No extraneous details permitted…what a load of horse****! How about oh I don’t know…setting and exposition! Giving the reader of where they are and what’s going on. I should think those are pretty helpful details. Without a description how will the reader know where or why any of what’s going is taking place? What happened to exploring ideas in books?
Flowery writing is bad, are you s-ing me?! Metaphors are part of what make great writing great. If we just outright explain what we mean to the reader the book will quickly become boring and lose all meaning or intrigue. It causes the words to pop and come off the page and the reader can picture what it is like to be there in that moment! The great Vladimir Nabokov changed the world with his opening paragraph in his all-time classic novel Lolita. These opening paragraphs firmly establish who the character is, what their family and upbringing was like, gives you a window into who they are as a person, and the world she grew up in.
You can’t introduce too many characters in the first paragraph and sentences can’t be longer than 15-20 words. Again BS! Readers are fully capable of keeping twelve characters or more straight in their mind at one time as their are intellectual people after all by nature. Buddenbrooks by Thomas Mann for instance introduces twelve characters at the beginning. Anna Karenina’s main character is absent in the opening chapter and you simply learn about her family members. As to the latter rule, so you don’t want readers to concentrate while reading? You want to give them the written equivalent of an Instagram reel or a TikTok video? If you can’t take or read long sentences than just turn on Netflix and watch garbage like Stranger Things or The Walking Dead so you can be nice and comfy and not to use your brain. Enjoy becoming a vegetable as you sit there and your mind turns into a pile of mush!
I also wanted to add an observation of my own to Liza’s list. Certain content and ideas would never get published or be considered acceptable. For instance, sensitivity readers would make mincemeat out of your novel if it used gendered-language or words that might offend someone. Like if you use terms or words like yes-men, a boy’s night out, man up, you throw like a girl, mankind, actress, coed, sob sister, etc. or sayings like the pot calling the kettle black, I’m not blind! or using racial slurs or the r-word in a non-derogatory way. Or if the content of your story might be even slightly controversial. Like if a writer wrote a story about a German Jewish girl who was bullied in school by her Turkish Muslim classmates for her ethnicity and religion or a novel on a detransitioner campaigning to get the barbaric practice of gender-affirming care for minors banned. There is no way such a book would have a snowball’s chance in Hades of being published. Imagine a book about a victim of October 7th trying to recover from the trauma of what she just experienced or a Palestinian activist fighting Hamas? That novel would never ever see the light of day!

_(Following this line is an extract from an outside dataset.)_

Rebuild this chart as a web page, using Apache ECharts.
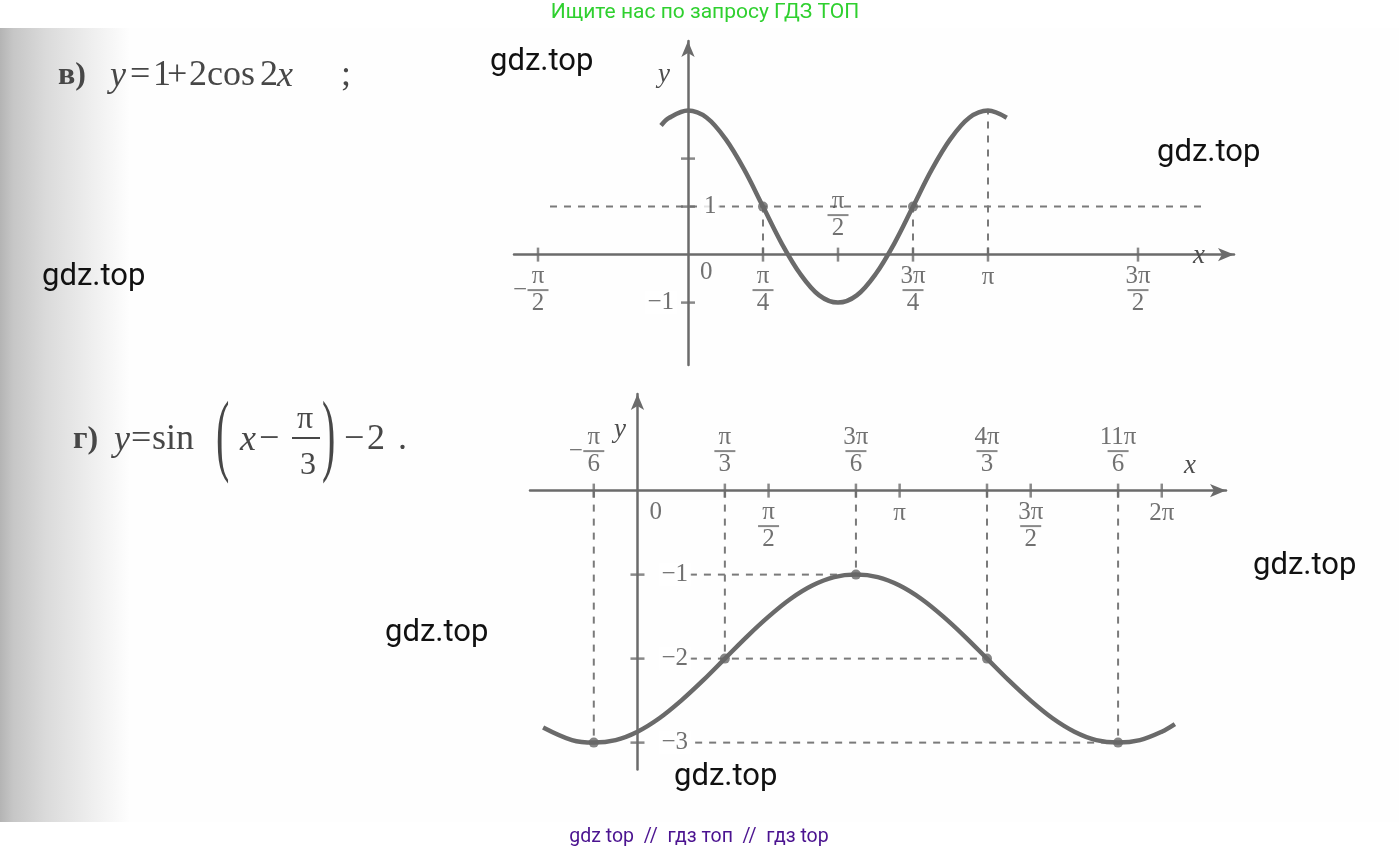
<!DOCTYPE html>
<html><head><meta charset="utf-8">
<script src="https://cdn.jsdelivr.net/npm/echarts@6/dist/echarts.min.js"></script>
<style>html,body{margin:0;padding:0;background:#fff}#c{width:1399px;height:854px}</style>
</head><body><div id="c"></div>
<script>
// ---------- data (x in units of π) ----------
const topCurveX = [-0.09,-0.0625,0,0.0625,0.125,0.1875,0.25,0.3125,0.375,0.4375,0.5,0.5625,0.625,0.6875,0.75,0.8125,0.875,0.9375,1,1.0625];
const topCurveY = [2.69,2.85,3,2.85,2.41,1.77,1,0.23,-0.41,-0.85,-1,-0.85,-0.41,0.23,1,1.77,2.41,2.85,3,2.85];
const topTickX = [-0.5,0.25,0.5,0.75,1,1.5];
const topTickText = ['-π/2','π/4','π/2','3π/4','π','3π/2'];
const topTickSide = ['b','b','t','b','b','b'];
const topYTicks = [2,1,-1];
const topYText = ['','1','-1'];
const topYSide = ['r','r','l'];
const topDotX = [0.25,0.75];
const topDotY = [1,1];
const topGuides = [[-0.46,1,1.71,1],[1,0,1,3],[0.25,0,0.25,1],[0.75,0,0.75,1]];

const botCurveX = [-0.36,-0.25,-0.1667,-0.0833,0,0.0833,0.1667,0.25,0.3333,0.4167,0.5,0.5833,0.6667,0.75,0.8333,0.9167,1,1.0833,1.1667,1.25,1.3333,1.4167,1.5,1.5833,1.6667,1.75,1.8333,1.9167,2,2.05];
const botCurveY = [-2.82,-2.97,-3,-2.97,-2.87,-2.71,-2.5,-2.26,-2,-1.74,-1.5,-1.29,-1.13,-1.03,-1,-1.03,-1.13,-1.29,-1.5,-1.74,-2,-2.26,-2.5,-2.71,-2.87,-2.97,-3,-2.97,-2.87,-2.78];
const botTickX = [-1/6,1/3,1/2,5/6,1,4/3,3/2,11/6,2];
const botTickText = ['-π/6','π/3','π/2','3π/6','π','4π/3','3π/2','11π/6','2π'];
const botTickSide = ['t','t','b','t','b','t','b','t','b'];
const botYTicks = [-1,-2,-3];
const botYText = ['-1','-2','-3'];
const botYSide = ['r','r','r'];
const botDotX = [-1/6,1/3,5/6,4/3,11/6];
const botDotY = [-3,-2,-1,-2,-3];
const botGuides = [[-1/6,0,-1/6,-3],[1/3,0,1/3,-2],[5/6,0,5/6,-1],[4/3,0,4/3,-2],[11/6,0,11/6,-3],
                   [0.2,-1,5/6,-1],[0.2,-2,4/3,-2],[0.22,-3,11/6,-3]];

// ---------- styling ----------
const SERIF = '"Liberation Serif","DejaVu Serif",serif';
const INK = '#4e4e4e';
const LINE = '#6b6b6b';
const TITLE = '#474747';
const rich = {
  n:{fontFamily:SERIF,fontSize:25,color:INK,lineHeight:22},
  d:{fontFamily:SERIF,fontSize:25,color:INK,lineHeight:22},
  bar:{width:21,height:2,backgroundColor:'#6a6a6a',lineHeight:5},
  m:{fontFamily:SERIF,fontSize:25,color:INK,width:15,lineHeight:5},
  sp:{width:15,lineHeight:5},
  w:{fontFamily:SERIF,fontSize:25,color:INK,lineHeight:24}
};
function fmt(s){
  let neg = s.startsWith('-');
  if (neg) s = s.slice(1);
  if (!s.includes('/')) return '{w|' + (neg?'−':'') + s + '}';
  const [n,d] = s.split('/');
  return '{n|'+n+'}\n' + (neg ? '{m|−}{bar|}{sp|}' : '{bar|}') + '\n{d|'+d+'}';
}

function curve(gi, xs, ys){
  return {type:'line', xAxisIndex:gi, yAxisIndex:gi, data:xs.map((x,i)=>[x,ys[i]]), smooth:0.35,
    symbol:'none', silent:true, z:5, lineStyle:{color:'#6a6a6a', width:4.5}};
}
function guides(gi, segs){
  return segs.map(s=>({type:'line', xAxisIndex:gi, yAxisIndex:gi, data:[[s[0],s[1]],[s[2],s[3]]],
    symbol:'none', silent:true, z:3, lineStyle:{color:'#7a7a7a', width:2, type:[7,7]}}));
}
function dots(gi, xs, ys){
  return {type:'scatter', xAxisIndex:gi, yAxisIndex:gi, data:xs.map((x,i)=>[x,ys[i]]), symbolSize:10,
    silent:true, z:6, itemStyle:{color:'#666'}};
}
function xTicks(gi, xs, texts, sides){
  return {type:'scatter', xAxisIndex:gi, yAxisIndex:gi, symbol:'rect', symbolSize:[2.5,14], silent:true, z:4,
    itemStyle:{color:LINE},
    data:xs.map((x,i)=>({value:[x,0], name:texts[i],
      label:{show:true, position: sides[i]==='t'?'top':'bottom', distance: sides[i]==='t'?8:4,
        formatter:fmt(texts[i]), rich:rich}}))};
}
function yTicks(gi, ys, texts, sides){
  return {type:'scatter', xAxisIndex:gi, yAxisIndex:gi, symbol:'rect', symbolSize:[14,2.5], silent:true, z:4,
    itemStyle:{color:LINE},
    data:ys.map((y,i)=>({value:[0,y], name:texts[i],
      label:{show:texts[i]!=='', position: sides[i]==='l'?'left':'right', distance: sides[i]==='l'?4:(gi===0?6:14),
        formatter:fmt(texts[i]||' '), rich:rich, backgroundColor:'#ffffff', padding:[0,3]}}))};
}
function origin(gi, off){
  return {type:'scatter', xAxisIndex:gi, yAxisIndex:gi, symbolSize:0, silent:true, z:4,
    data:[{value:[0,0], label:{show:true, position:off, formatter:'{w|0}', rich:rich}}]};
}
function axisCommon(){
  return {type:'value', axisTick:{show:false}, axisLabel:{show:false}, splitLine:{show:false},
    axisLine:{onZero:true, symbol:['none','arrow'], symbolSize:[10,16], lineStyle:{color:LINE, width:2.5}}};
}

const series = [].concat(
  guides(0, topGuides), [curve(0, topCurveX, topCurveY), dots(0, topDotX, topDotY),
  xTicks(0, topTickX, topTickText, topTickSide), yTicks(0, topYTicks, topYText, topYSide), origin(0,[12,6])],
  guides(1, botGuides), [curve(1, botCurveX, botCurveY), dots(1, botDotX, botDotY),
  xTicks(1, botTickX, botTickText, botTickSide), yTicks(1, botYTicks, botYText, botYSide), origin(1,[12,10])]
);

function piece(x,y,text,font,extra){
  return Object.assign({type:'text', x:x, y:y, z:50,
    style:{text:text, fill:TITLE, font:font, verticalAlign:'middle'}}, extra||{});
}
const R = '36px '+SERIF, I = 'italic 36px '+SERIF, B = 'bold 32px '+SERIF;
const wm = (x,y)=>({type:'text', x:x, y:y, z:100, style:{text:'gdz.top', fill:'#111', font:'31px Roboto', verticalAlign:'middle'}});

const graphic = [
  {type:'rect', z:-100, shape:{x:0,y:28,width:1399,height:794}, style:{fill:'#fefefe'}},
  {type:'rect', z:-99, shape:{x:0,y:28,width:130,height:794}, style:{fill:new echarts.graphic.LinearGradient(0,0,1,0,[
    {offset:0,color:'#b4b4b4'},{offset:0.1,color:'#c6c6c6'},{offset:0.35,color:'#dadada'},{offset:0.7,color:'#eeeeee'},{offset:1,color:'#fefefe'}])}},
  // title в)
  piece(58,76,'в)',B), piece(110,77,'y',I), piece(130,76,'=',R), piece(153,76,'1',R), piece(167,76,'+',R),
  piece(189,76,'2',R), piece(207,76,'cos',R), piece(260,76,'2',R), piece(277,77,'x',I), piece(341,76,';',R),
  // title г)
  piece(73,440,'г)',B), piece(114,441,'y',I), piece(131,440,'=',R), piece(152,440,'sin',R),
  piece(216,440,'(',  '40px '+SERIF, {scaleY:2.3}),
  piece(240,441,'x',I), piece(259,440,'−',R),
  {type:'text', x:305, y:420, z:50, style:{text:'π', fill:TITLE, font:'32px '+SERIF, align:'center', verticalAlign:'middle'}},
  {type:'rect', z:50, shape:{x:292,y:437,width:28,height:2}, style:{fill:TITLE}},
  {type:'text', x:308, y:466, z:50, style:{text:'3', fill:TITLE, font:'32px '+SERIF, align:'center', verticalAlign:'middle'}},
  piece(322,440,')',  '40px '+SERIF, {scaleY:2.3}),
  piece(344,440,'−',R), piece(367,440,'2',R), piece(398,440,'.',R),
  // axis letters
  piece(658,75,'y','italic 27px '+SERIF,{style:{text:'y',fill:INK,font:'italic 27px '+SERIF,verticalAlign:'middle'}}),
  piece(1193,256,'x','',{style:{text:'x',fill:INK,font:'italic 27px '+SERIF,verticalAlign:'middle'}}),
  piece(614,430,'y','',{style:{text:'y',fill:INK,font:'italic 27px '+SERIF,verticalAlign:'middle'}}),
  piece(1184,466,'x','',{style:{text:'x',fill:INK,font:'italic 27px '+SERIF,verticalAlign:'middle'}}),
  // watermarks
  wm(490,62), wm(1157,153), wm(42,277), wm(385,633), wm(1253,566), wm(674,777),
  {type:'text', x:705, y:13, z:100, style:{text:'Ищите нас по запросу ГДЗ ТОП', fill:'#2fd02f', font:'21px Roboto', align:'center', verticalAlign:'middle'}},
  {type:'text', x:699, y:837, z:100, style:{text:'gdz top  //  гдз топ  //  гдз top', fill:'#4b1390', font:'19.5px Roboto', align:'center', verticalAlign:'middle'}}
];

const option = {
  animation:false,
  backgroundColor:'#ffffff',
  grid:[{left:514, top:41, width:720, height:324}, {left:530, top:394, width:696, height:375.5}],
  xAxis:[Object.assign(axisCommon(),{gridIndex:0, min:-0.58, max:1.82}), Object.assign(axisCommon(),{gridIndex:1, min:-0.41, max:2.245})],
  yAxis:[Object.assign(axisCommon(),{gridIndex:0, min:-2.3, max:4.45}), Object.assign(axisCommon(),{gridIndex:1, min:-3.32, max:1.15})],
  graphic:graphic,
  series:series
};
const chart = echarts.init(document.getElementById('c'));
chart.setOption(option);
</script></body></html>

I’m so glad your back, Liza Substack has been a bore without you and speaking of your novel, the Leverkuhn Quartet, I’m once again very sorry I couldn’t finish it like I signed up to do. Life and mental health struggles honestly just got in the way. I hope it will be published and win the National Book Award for 2025! Also, please ignore the two goobers at the top who left two rude and totally uncalled for comments and obviously didn’t understand the article. As well as KP’s condescending and snotty comment which was completely unnecessary and totally missed your point.
Have you considered publishing serial style (like Dickens!) on Substack?